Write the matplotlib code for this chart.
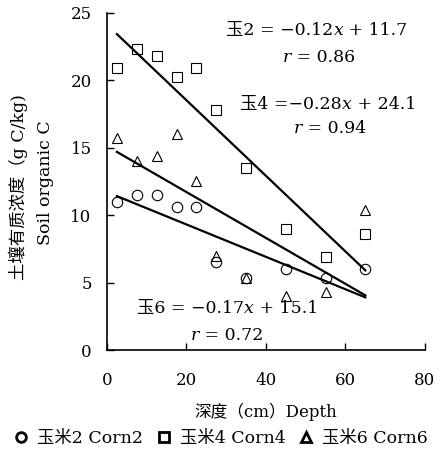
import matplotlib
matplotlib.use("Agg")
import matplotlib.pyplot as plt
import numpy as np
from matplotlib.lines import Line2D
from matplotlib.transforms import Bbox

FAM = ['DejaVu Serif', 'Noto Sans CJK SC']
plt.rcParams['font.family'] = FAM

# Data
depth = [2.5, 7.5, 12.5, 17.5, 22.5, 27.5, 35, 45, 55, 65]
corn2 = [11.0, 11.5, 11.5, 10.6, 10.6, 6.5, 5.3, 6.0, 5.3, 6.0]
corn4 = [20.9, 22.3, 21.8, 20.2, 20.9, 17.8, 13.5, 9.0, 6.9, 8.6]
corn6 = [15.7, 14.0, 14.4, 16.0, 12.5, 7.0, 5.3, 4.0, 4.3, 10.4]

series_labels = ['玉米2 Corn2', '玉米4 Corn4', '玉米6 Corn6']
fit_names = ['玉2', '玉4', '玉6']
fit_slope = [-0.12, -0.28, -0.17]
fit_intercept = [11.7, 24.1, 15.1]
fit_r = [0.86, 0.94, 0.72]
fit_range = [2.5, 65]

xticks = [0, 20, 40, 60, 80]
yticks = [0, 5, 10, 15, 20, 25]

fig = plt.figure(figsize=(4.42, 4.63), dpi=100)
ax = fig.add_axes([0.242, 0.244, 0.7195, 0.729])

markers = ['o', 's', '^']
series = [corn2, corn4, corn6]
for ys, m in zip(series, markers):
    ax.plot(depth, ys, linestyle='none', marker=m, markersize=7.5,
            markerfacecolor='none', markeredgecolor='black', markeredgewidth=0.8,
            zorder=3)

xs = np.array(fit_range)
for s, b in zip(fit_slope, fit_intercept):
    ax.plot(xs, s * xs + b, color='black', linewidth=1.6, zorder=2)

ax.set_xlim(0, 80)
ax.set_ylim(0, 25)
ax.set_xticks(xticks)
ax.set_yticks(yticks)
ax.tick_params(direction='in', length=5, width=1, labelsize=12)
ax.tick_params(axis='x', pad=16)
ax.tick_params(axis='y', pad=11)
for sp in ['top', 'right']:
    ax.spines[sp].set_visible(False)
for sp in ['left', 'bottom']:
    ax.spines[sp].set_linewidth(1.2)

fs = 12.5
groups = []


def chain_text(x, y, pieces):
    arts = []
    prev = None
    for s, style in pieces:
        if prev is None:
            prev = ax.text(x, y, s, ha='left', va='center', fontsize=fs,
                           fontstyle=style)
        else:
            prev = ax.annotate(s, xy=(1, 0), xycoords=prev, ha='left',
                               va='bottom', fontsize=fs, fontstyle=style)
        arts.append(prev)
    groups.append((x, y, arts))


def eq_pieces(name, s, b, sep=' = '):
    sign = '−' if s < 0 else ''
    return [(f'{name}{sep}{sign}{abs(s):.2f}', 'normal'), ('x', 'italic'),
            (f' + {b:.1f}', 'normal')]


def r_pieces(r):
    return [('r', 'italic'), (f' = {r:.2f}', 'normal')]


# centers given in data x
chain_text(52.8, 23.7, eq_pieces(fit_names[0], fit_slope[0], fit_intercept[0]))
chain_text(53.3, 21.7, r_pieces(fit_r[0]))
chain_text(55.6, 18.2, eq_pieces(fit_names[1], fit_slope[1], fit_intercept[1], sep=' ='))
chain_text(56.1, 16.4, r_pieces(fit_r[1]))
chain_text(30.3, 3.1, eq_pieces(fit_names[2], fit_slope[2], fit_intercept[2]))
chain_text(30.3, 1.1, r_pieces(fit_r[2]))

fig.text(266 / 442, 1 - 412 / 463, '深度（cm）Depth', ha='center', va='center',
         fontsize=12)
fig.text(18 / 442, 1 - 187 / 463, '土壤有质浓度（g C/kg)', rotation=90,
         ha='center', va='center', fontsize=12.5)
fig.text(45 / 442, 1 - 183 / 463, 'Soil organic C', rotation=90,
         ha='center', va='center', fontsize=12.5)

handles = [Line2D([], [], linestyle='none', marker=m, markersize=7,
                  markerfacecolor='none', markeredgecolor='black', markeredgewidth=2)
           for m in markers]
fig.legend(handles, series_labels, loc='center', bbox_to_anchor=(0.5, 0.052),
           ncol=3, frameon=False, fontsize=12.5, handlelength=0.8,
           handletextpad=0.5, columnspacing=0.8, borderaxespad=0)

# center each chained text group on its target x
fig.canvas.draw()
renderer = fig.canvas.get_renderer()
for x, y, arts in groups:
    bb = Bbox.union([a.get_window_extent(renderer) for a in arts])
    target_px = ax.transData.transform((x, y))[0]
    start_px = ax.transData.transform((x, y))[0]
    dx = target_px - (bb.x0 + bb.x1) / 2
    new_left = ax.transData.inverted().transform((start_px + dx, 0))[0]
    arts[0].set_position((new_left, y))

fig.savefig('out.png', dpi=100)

──────────────────────────────

CHALLENGE:
Where a line above contains the string "matplotlib", copy that line.

COMPLETE OUTPUT:
Write the matplotlib code for this chart.
import matplotlib
matplotlib.use("Agg")
import matplotlib.pyplot as plt
from matplotlib.lines import Line2D
from matplotlib.transforms import Bbox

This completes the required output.